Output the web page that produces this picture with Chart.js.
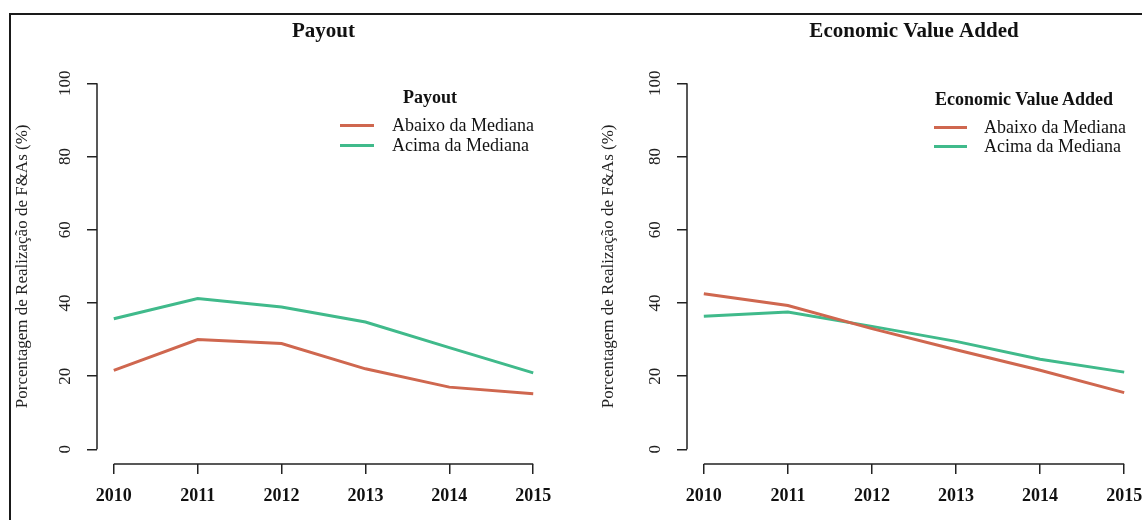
<!DOCTYPE html>
<html>
<head>
<meta charset="utf-8">
<script src="https://cdn.jsdelivr.net/npm/chart.js@4.4.1/dist/chart.umd.min.js"></script>
<style>
html,body{margin:0;padding:0;background:#fff;overflow:hidden;width:1142px;height:520px;}
#frame{position:absolute;left:9px;top:13px;width:1300px;height:700px;border:2px solid #1a1a1a;box-sizing:border-box;}
#c1{position:absolute;left:0;top:0;}
#c2{position:absolute;left:571px;top:0;}
.lg{position:absolute;font-family:"Liberation Serif","Times New Roman",serif;color:#111;white-space:nowrap;line-height:1;}
.lgline{position:absolute;height:3px;}
</style>
</head>
<body>
<div id="frame"></div>
<canvas id="c1" width="571" height="520"></canvas>
<canvas id="c2" width="571" height="520"></canvas>
<script>
// ---- data ----
const years = [2010, 2011, 2012, 2013, 2014, 2015];
const yTicks = [0, 20, 40, 60, 80, 100];
const seriesLabels = ['Abaixo da Mediana', 'Acima da Mediana'];
const payoutAbaixo = [21.6, 30.0, 28.9, 22.0, 17.0, 15.2];
const payoutAcima  = [35.7, 41.2, 38.9, 34.8, 27.8, 20.9];
const evaAbaixo    = [42.5, 39.3, 33.0, 27.2, 21.6, 15.5];
const evaAcima     = [36.4, 37.5, 33.6, 29.5, 24.6, 21.1];
const titles = ['Payout', 'Economic Value Added'];
const yAxisTitle = 'Porcentagem de Realização de F&As (%)';

// ---- styling ----
const serif = '"Liberation Serif", "Times New Roman", serif';
const colRed = '#CF674F';
const colGreen = '#40BA8B';
const axisColor = '#222';

const rAxes = {
  id: 'rAxes',
  afterDraw(chart) {
    const {ctx, chartArea, scales: {x, y}} = chart;
    ctx.save();
    ctx.strokeStyle = axisColor;
    ctx.lineWidth = 1.5;
    ctx.beginPath();
    const xl = Math.round(chartArea.left), yb = Math.round(chartArea.bottom);
    ctx.moveTo(xl, y.getPixelForValue(yTicks[0]));
    ctx.lineTo(xl, y.getPixelForValue(yTicks[yTicks.length - 1]));
    ctx.moveTo(x.getPixelForValue(years[0]), yb);
    ctx.lineTo(x.getPixelForValue(years[years.length - 1]), yb);
    ctx.stroke();
    ctx.restore();
  }
};

function makeChart(id, title, abaixo, acima, o) {
  const toPts = arr => years.map((yr, i) => ({x: yr, y: arr[i]}));
  return new Chart(document.getElementById(id), {
    type: 'line',
    data: {
      datasets: [
        {label: seriesLabels[0], data: toPts(abaixo), borderColor: colRed, backgroundColor: colRed, borderWidth: 3, pointRadius: 0, tension: 0},
        {label: seriesLabels[1], data: toPts(acima), borderColor: colGreen, backgroundColor: colGreen, borderWidth: 3, pointRadius: 0, tension: 0}
      ]
    },
    options: {
      responsive: false,
      animation: false,
      events: [],
      layout: {padding: {left: 0, right: o.padRight, top: 0, bottom: 0}},
      plugins: {
        legend: {display: false},
        tooltip: {enabled: false},
        title: {
          display: true, text: title, fullSize: false, color: '#111',
          font: {family: serif, size: 21, weight: 'bold', lineHeight: 1.2},
          padding: {top: 19.4, bottom: 24.1}
        }
      },
      scales: {
        x: {
          type: 'linear', min: 2009.8, max: 2015.2,
          afterBuildTicks: s => { s.ticks = years.map(v => ({value: v})); },
          afterFit: s => { s.height = 56; s.paddingLeft = 0; s.paddingRight = 0; },
          border: {display: false},
          grid: {drawOnChartArea: false, drawTicks: true, tickLength: 10, color: axisColor, lineWidth: 1.5},
          ticks: {autoSkip: false, maxRotation: 0, padding: 12, color: '#111',
                  font: {family: serif, size: 18, weight: 'bold'}, callback: v => String(v)}
        },
        y: {
          type: 'linear', min: -4, max: 104,
          afterBuildTicks: s => { s.ticks = yTicks.map(v => ({value: v})); },
          afterFit: s => { s.width = o.yWidth; s.paddingTop = 0; s.paddingBottom = 0; },
          border: {display: false},
          grid: {drawOnChartArea: false, drawTicks: true, tickLength: 10, color: axisColor, lineWidth: 1.5},
          ticks: {minRotation: 90, maxRotation: 90, crossAlign: 'center', padding: 8.5, color: '#222',
                  font: {family: serif, size: 17}, callback: v => String(v)},
          title: {display: true, text: yAxisTitle, color: '#222',
                  font: {family: serif, size: 17}, padding: {top: o.yTitlePad, bottom: 0}}
        }
      }
    },
    plugins: [rAxes]
  });
}

function addLegend(chart, title, L) {
  const ds = chart.data.datasets;
  const t = document.createElement('div');
  t.className = 'lg';
  t.textContent = title;
  t.style.fontWeight = 'bold';
  t.style.fontSize = L.titleSize + 'px';
  t.style.left = L.titleX + 'px';
  t.style.top = L.titleY + 'px';
  t.style.transform = 'translate(-50%,-50%)';
  document.body.appendChild(t);
  ds.forEach((d, i) => {
    const ln = document.createElement('div');
    ln.className = 'lgline';
    ln.style.background = d.borderColor;
    ln.style.left = L.lineX0 + 'px';
    ln.style.width = (L.lineX1 - L.lineX0) + 'px';
    ln.style.top = (L.rows[i] - 1.5) + 'px';
    document.body.appendChild(ln);
    const tx = document.createElement('div');
    tx.className = 'lg';
    tx.textContent = d.label;
    tx.style.fontSize = L.size + 'px';
    tx.style.left = L.textX + 'px';
    tx.style.top = L.rows[i] + 'px';
    tx.style.transform = 'translateY(-50%)';
    document.body.appendChild(tx);
  });
}

const ch1 = makeChart('c1', titles[0], payoutAbaixo, payoutAcima,
  {padRight: 21, yWidth: 97, yTitlePad: 12.5});
const ch2 = makeChart('c2', titles[1], evaAbaixo, evaAcima,
  {padRight: 1, yWidth: 116, yTitlePad: 27.8});

addLegend(ch1, titles[0], {titleSize: 18, size: 18, titleX: 430, titleY: 97, lineX0: 340, lineX1: 374, textX: 392, rows: [125, 145]});
addLegend(ch2, titles[1], {titleSize: 18, size: 18, titleX: 1024, titleY: 99, lineX0: 934, lineX1: 967, textX: 984, rows: [127, 146]});
</script>
</body>
</html>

········

Extract the full listing exactly, with the pictures left out.

Output the web page that produces this picture with Chart.js.
<!DOCTYPE html>
<html>
<head>
<meta charset="utf-8">
<script src="https://cdn.jsdelivr.net/npm/chart.js@4.4.1/dist/chart.umd.min.js"></script>
<style>
html,body{margin:0;padding:0;background:#fff;overflow:hidden;width:1142px;height:520px;}
#frame{position:absolute;left:9px;top:13px;width:1300px;height:700px;border:2px solid #1a1a1a;box-sizing:border-box;}
#c1{position:absolute;left:0;top:0;}
#c2{position:absolute;left:571px;top:0;}
.lg{position:absolute;font-family:"Liberation Serif","Times New Roman",serif;color:#111;white-space:nowrap;line-height:1;}
.lgline{position:absolute;height:3px;}
</style>
</head>
<body>
<div id="frame"></div>
<canvas id="c1" width="571" height="520"></canvas>
<canvas id="c2" width="571" height="520"></canvas>
<script>
// ---- data ----
const years = [2010, 2011, 2012, 2013, 2014, 2015];
const yTicks = [0, 20, 40, 60, 80, 100];
const seriesLabels = ['Abaixo da Mediana', 'Acima da Mediana'];
const payoutAbaixo = [21.6, 30.0, 28.9, 22.0, 17.0, 15.2];
const payoutAcima  = [35.7, 41.2, 38.9, 34.8, 27.8, 20.9];
const evaAbaixo    = [42.5, 39.3, 33.0, 27.2, 21.6, 15.5];
const evaAcima     = [36.4, 37.5, 33.6, 29.5, 24.6, 21.1];
const titles = ['Payout', 'Economic Value Added'];
const yAxisTitle = 'Porcentagem de Realização de F&As (%)';

// ---- styling ----
const serif = '"Liberation Serif", "Times New Roman", serif';
const colRed = '#CF674F';
const colGreen = '#40BA8B';
const axisColor = '#222';

const rAxes = {
  id: 'rAxes',
  afterDraw(chart) {
    const {ctx, chartArea, scales: {x, y}} = chart;
    ctx.save();
    ctx.strokeStyle = axisColor;
    ctx.lineWidth = 1.5;
    ctx.beginPath();
    const xl = Math.round(chartArea.left), yb = Math.round(chartArea.bottom);
    ctx.moveTo(xl, y.getPixelForValue(yTicks[0]));
    ctx.lineTo(xl, y.getPixelForValue(yTicks[yTicks.length - 1]));
    ctx.moveTo(x.getPixelForValue(years[0]), yb);
    ctx.lineTo(x.getPixelForValue(years[years.length - 1]), yb);
    ctx.stroke();
    ctx.restore();
  }
};

function makeChart(id, title, abaixo, acima, o) {
  const toPts = arr => years.map((yr, i) => ({x: yr, y: arr[i]}));
  return new Chart(document.getElementById(id), {
    type: 'line',
    data: {
      datasets: [
        {label: seriesLabels[0], data: toPts(abaixo), borderColor: colRed, backgroundColor: colRed, borderWidth: 3, pointRadius: 0, tension: 0},
        {label: seriesLabels[1], data: toPts(acima), borderColor: colGreen, backgroundColor: colGreen, borderWidth: 3, pointRadius: 0, tension: 0}
      ]
    },
    options: {
      responsive: false,
      animation: false,
      events: [],
      layout: {padding: {left: 0, right: o.padRight, top: 0, bottom: 0}},
      plugins: {
        legend: {display: false},
        tooltip: {enabled: false},
        title: {
          display: true, text: title, fullSize: false, color: '#111',
          font: {family: serif, size: 21, weight: 'bold', lineHeight: 1.2},
          padding: {top: 19.4, bottom: 24.1}
        }
      },
      scales: {
        x: {
          type: 'linear', min: 2009.8, max: 2015.2,
          afterBuildTicks: s => { s.ticks = years.map(v => ({value: v})); },
          afterFit: s => { s.height = 56; s.paddingLeft = 0; s.paddingRight = 0; },
          border: {display: false},
          grid: {drawOnChartArea: false, drawTicks: true, tickLength: 10, color: axisColor, lineWidth: 1.5},
          ticks: {autoSkip: false, maxRotation: 0, padding: 12, color: '#111',
                  font: {family: serif, size: 18, weight: 'bold'}, callback: v => String(v)}
        },
        y: {
          type: 'linear', min: -4, max: 104,
          afterBuildTicks: s => { s.ticks = yTicks.map(v => ({value: v})); },
          afterFit: s => { s.width = o.yWidth; s.paddingTop = 0; s.paddingBottom = 0; },
          border: {display: false},
          grid: {drawOnChartArea: false, drawTicks: true, tickLength: 10, color: axisColor, lineWidth: 1.5},
          ticks: {minRotation: 90, maxRotation: 90, crossAlign: 'center', padding: 8.5, color: '#222',
                  font: {family: serif, size: 17}, callback: v => String(v)},
          title: {display: true, text: yAxisTitle, color: '#222',
                  font: {family: serif, size: 17}, padding: {top: o.yTitlePad, bottom: 0}}
        }
      }
    },
    plugins: [rAxes]
  });
}

function addLegend(chart, title, L) {
  const ds = chart.data.datasets;
  const t = document.createElement('div');
  t.className = 'lg';
  t.textContent = title;
  t.style.fontWeight = 'bold';
  t.style.fontSize = L.titleSize + 'px';
  t.style.left = L.titleX + 'px';
  t.style.top = L.titleY + 'px';
  t.style.transform = 'translate(-50%,-50%)';
  document.body.appendChild(t);
  ds.forEach((d, i) => {
    const ln = document.createElement('div');
    ln.className = 'lgline';
    ln.style.background = d.borderColor;
    ln.style.left = L.lineX0 + 'px';
    ln.style.width = (L.lineX1 - L.lineX0) + 'px';
    ln.style.top = (L.rows[i] - 1.5) + 'px';
    document.body.appendChild(ln);
    const tx = document.createElement('div');
    tx.className = 'lg';
    tx.textContent = d.label;
    tx.style.fontSize = L.size + 'px';
    tx.style.left = L.textX + 'px';
    tx.style.top = L.rows[i] + 'px';
    tx.style.transform = 'translateY(-50%)';
    document.body.appendChild(tx);
  });
}

const ch1 = makeChart('c1', titles[0], payoutAbaixo, payoutAcima,
  {padRight: 21, yWidth: 97, yTitlePad: 12.5});
const ch2 = makeChart('c2', titles[1], evaAbaixo, evaAcima,
  {padRight: 1, yWidth: 116, yTitlePad: 27.8});

addLegend(ch1, titles[0], {titleSize: 18, size: 18, titleX: 430, titleY: 97, lineX0: 340, lineX1: 374, textX: 392, rows: [125, 145]});
addLegend(ch2, titles[1], {titleSize: 18, size: 18, titleX: 1024, titleY: 99, lineX0: 934, lineX1: 967, textX: 984, rows: [127, 146]});
</script>
</body>
</html>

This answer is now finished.